Code that draws figures
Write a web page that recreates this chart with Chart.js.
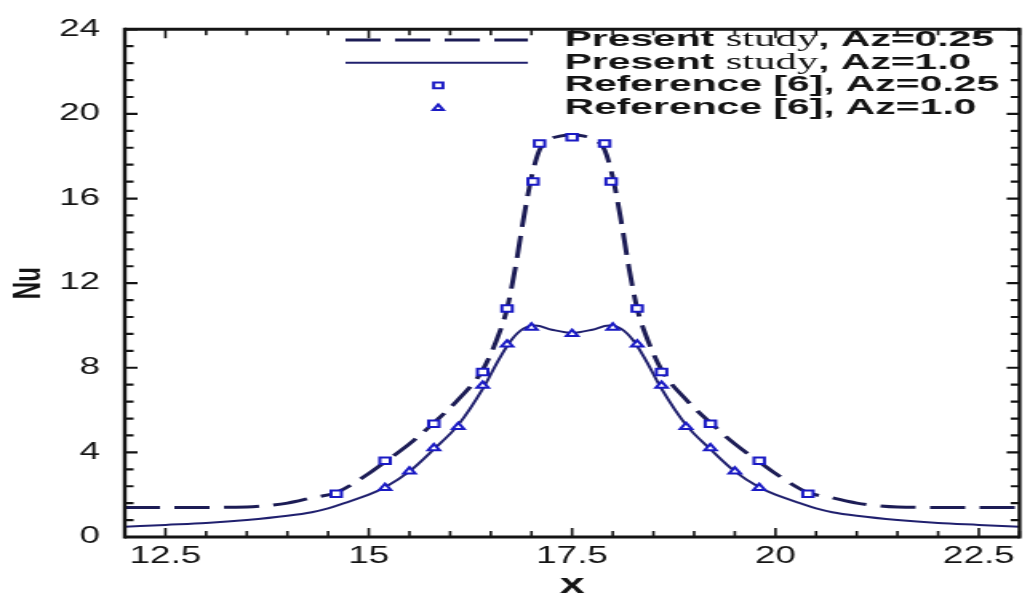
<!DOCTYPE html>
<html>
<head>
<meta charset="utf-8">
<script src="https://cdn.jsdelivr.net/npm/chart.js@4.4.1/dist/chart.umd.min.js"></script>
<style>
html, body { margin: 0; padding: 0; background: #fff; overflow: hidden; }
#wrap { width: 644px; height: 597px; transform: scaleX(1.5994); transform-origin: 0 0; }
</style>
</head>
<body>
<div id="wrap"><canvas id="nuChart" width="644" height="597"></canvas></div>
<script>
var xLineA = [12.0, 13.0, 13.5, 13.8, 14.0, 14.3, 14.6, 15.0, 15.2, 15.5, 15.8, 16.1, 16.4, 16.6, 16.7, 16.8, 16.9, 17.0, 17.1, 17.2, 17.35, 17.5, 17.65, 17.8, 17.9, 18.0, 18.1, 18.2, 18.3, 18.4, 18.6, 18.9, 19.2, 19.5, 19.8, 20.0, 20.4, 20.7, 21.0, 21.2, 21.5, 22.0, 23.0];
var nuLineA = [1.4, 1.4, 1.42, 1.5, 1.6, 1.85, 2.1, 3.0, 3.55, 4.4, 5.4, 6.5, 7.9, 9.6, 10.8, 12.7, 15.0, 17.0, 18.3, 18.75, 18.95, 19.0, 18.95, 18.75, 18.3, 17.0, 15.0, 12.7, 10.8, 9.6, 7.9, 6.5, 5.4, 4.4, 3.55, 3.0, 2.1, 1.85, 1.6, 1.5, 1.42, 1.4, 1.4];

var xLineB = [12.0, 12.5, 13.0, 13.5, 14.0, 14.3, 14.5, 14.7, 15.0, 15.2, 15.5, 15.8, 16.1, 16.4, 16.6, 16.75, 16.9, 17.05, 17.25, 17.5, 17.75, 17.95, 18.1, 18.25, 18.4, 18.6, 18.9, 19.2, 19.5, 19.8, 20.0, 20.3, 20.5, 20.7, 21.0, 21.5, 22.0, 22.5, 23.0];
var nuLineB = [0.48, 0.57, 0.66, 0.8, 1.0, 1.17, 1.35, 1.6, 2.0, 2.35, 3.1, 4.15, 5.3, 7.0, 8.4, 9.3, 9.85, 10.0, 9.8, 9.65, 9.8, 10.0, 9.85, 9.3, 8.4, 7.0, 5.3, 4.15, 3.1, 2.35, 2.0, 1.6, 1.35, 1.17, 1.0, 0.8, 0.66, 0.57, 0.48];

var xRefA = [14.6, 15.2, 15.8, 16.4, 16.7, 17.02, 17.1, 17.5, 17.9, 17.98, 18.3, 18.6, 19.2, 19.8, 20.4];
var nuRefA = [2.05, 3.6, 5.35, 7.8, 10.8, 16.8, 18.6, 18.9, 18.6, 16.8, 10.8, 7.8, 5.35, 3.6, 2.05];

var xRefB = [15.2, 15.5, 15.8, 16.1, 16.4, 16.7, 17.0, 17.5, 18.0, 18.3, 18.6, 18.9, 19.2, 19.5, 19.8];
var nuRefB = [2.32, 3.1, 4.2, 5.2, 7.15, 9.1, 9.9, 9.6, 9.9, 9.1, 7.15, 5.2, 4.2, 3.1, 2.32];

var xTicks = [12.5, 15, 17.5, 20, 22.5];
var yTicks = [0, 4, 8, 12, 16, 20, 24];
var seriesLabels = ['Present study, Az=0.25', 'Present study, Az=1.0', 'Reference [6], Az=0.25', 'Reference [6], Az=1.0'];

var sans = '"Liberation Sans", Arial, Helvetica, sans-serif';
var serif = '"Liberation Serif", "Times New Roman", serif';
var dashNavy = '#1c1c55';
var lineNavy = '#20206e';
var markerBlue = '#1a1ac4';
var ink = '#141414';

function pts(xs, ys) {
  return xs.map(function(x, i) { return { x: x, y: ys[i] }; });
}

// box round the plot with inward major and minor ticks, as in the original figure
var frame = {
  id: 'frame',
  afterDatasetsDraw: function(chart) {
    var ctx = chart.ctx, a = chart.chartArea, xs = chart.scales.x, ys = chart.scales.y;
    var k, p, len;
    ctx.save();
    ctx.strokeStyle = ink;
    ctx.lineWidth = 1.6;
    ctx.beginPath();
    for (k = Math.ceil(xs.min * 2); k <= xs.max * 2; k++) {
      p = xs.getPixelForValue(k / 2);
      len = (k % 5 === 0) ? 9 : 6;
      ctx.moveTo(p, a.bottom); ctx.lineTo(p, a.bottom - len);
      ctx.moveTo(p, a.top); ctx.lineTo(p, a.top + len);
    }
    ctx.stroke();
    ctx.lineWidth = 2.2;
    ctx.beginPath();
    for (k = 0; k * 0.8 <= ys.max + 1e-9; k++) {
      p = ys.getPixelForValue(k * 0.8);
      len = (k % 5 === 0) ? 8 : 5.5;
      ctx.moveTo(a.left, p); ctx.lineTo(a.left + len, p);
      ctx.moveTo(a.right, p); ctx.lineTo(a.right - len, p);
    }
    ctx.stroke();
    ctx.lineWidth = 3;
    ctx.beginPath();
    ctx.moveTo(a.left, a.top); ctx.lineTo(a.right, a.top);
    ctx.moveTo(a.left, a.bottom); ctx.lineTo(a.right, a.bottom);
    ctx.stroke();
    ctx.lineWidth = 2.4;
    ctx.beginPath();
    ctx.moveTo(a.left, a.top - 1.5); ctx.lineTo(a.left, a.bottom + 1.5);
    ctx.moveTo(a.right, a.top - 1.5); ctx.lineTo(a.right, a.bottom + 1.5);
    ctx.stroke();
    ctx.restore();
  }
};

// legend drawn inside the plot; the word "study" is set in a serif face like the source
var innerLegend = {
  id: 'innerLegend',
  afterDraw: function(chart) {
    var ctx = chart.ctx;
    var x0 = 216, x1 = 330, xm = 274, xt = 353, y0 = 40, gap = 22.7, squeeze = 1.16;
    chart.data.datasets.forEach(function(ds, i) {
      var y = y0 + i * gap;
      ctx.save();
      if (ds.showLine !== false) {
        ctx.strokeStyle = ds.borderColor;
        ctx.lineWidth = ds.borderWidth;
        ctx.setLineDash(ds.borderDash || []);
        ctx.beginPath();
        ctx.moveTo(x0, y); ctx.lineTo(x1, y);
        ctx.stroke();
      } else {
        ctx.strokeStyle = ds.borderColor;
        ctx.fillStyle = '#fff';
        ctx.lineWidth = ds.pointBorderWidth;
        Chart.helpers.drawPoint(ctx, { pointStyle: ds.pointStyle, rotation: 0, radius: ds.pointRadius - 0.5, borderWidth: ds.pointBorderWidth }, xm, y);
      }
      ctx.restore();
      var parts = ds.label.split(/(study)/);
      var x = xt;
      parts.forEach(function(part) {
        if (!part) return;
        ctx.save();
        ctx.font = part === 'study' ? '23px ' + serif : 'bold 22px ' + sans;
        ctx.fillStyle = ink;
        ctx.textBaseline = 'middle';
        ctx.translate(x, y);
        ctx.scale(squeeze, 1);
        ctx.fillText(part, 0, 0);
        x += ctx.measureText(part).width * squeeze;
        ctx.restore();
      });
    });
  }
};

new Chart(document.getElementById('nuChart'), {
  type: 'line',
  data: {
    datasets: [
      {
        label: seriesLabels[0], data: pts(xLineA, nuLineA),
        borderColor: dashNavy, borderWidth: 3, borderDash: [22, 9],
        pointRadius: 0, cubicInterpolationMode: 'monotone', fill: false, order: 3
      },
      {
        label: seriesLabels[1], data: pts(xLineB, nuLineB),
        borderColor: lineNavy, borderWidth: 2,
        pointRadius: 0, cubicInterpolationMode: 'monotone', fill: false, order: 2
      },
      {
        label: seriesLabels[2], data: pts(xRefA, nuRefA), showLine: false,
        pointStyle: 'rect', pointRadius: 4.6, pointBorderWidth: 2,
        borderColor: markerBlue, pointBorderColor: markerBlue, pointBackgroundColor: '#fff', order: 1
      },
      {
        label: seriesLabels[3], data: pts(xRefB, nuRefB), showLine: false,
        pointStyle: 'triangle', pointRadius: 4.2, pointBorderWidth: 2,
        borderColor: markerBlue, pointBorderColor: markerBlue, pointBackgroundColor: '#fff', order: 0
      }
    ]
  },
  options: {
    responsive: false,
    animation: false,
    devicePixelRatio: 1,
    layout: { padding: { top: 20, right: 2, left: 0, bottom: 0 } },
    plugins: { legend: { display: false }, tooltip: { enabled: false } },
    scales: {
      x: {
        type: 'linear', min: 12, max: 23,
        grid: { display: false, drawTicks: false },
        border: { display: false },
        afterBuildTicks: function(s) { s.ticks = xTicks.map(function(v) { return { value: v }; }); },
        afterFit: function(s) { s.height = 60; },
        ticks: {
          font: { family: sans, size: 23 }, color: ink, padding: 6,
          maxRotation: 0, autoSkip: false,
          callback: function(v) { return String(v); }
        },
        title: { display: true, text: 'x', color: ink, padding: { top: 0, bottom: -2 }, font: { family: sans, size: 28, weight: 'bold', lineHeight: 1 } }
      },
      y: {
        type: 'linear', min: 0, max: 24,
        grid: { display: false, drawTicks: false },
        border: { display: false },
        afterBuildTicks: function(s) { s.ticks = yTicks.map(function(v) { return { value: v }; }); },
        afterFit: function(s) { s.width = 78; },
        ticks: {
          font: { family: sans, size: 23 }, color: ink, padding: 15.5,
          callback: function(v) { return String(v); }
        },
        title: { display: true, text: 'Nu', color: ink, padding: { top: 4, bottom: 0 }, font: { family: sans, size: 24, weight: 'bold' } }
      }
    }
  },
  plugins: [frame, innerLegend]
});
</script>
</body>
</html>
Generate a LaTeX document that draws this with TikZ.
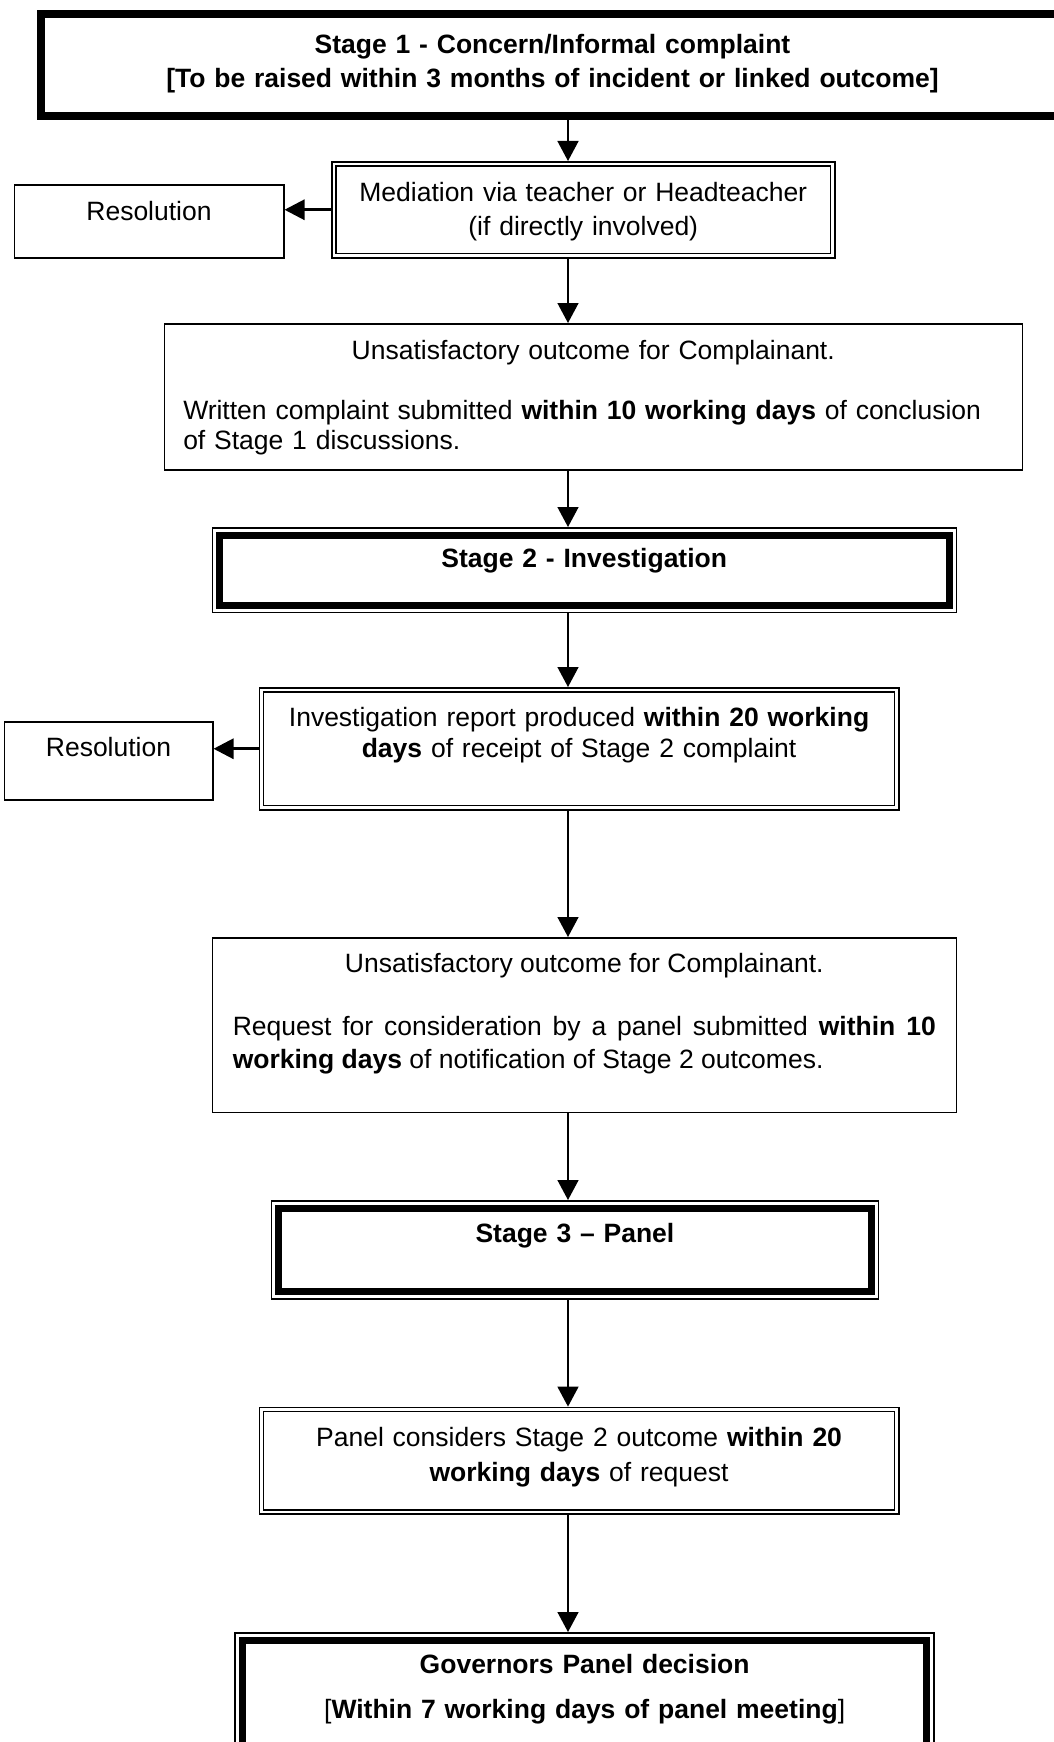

What the task requires: Begin at the first line of the material and copy each line exactly through the one containing "1.42, 1.4, 1.4];". Omit pictures.

Expected output:
Write a web page that recreates this chart with Chart.js.
<!DOCTYPE html>
<html>
<head>
<meta charset="utf-8">
<script src="https://cdn.jsdelivr.net/npm/chart.js@4.4.1/dist/chart.umd.min.js"></script>
<style>
html, body { margin: 0; padding: 0; background: #fff; overflow: hidden; }
#wrap { width: 644px; height: 597px; transform: scaleX(1.5994); transform-origin: 0 0; }
</style>
</head>
<body>
<div id="wrap"><canvas id="nuChart" width="644" height="597"></canvas></div>
<script>
var xLineA = [12.0, 13.0, 13.5, 13.8, 14.0, 14.3, 14.6, 15.0, 15.2, 15.5, 15.8, 16.1, 16.4, 16.6, 16.7, 16.8, 16.9, 17.0, 17.1, 17.2, 17.35, 17.5, 17.65, 17.8, 17.9, 18.0, 18.1, 18.2, 18.3, 18.4, 18.6, 18.9, 19.2, 19.5, 19.8, 20.0, 20.4, 20.7, 21.0, 21.2, 21.5, 22.0, 23.0];
var nuLineA = [1.4, 1.4, 1.42, 1.5, 1.6, 1.85, 2.1, 3.0, 3.55, 4.4, 5.4, 6.5, 7.9, 9.6, 10.8, 12.7, 15.0, 17.0, 18.3, 18.75, 18.95, 19.0, 18.95, 18.75, 18.3, 17.0, 15.0, 12.7, 10.8, 9.6, 7.9, 6.5, 5.4, 4.4, 3.55, 3.0, 2.1, 1.85, 1.6, 1.5, 1.42, 1.4, 1.4];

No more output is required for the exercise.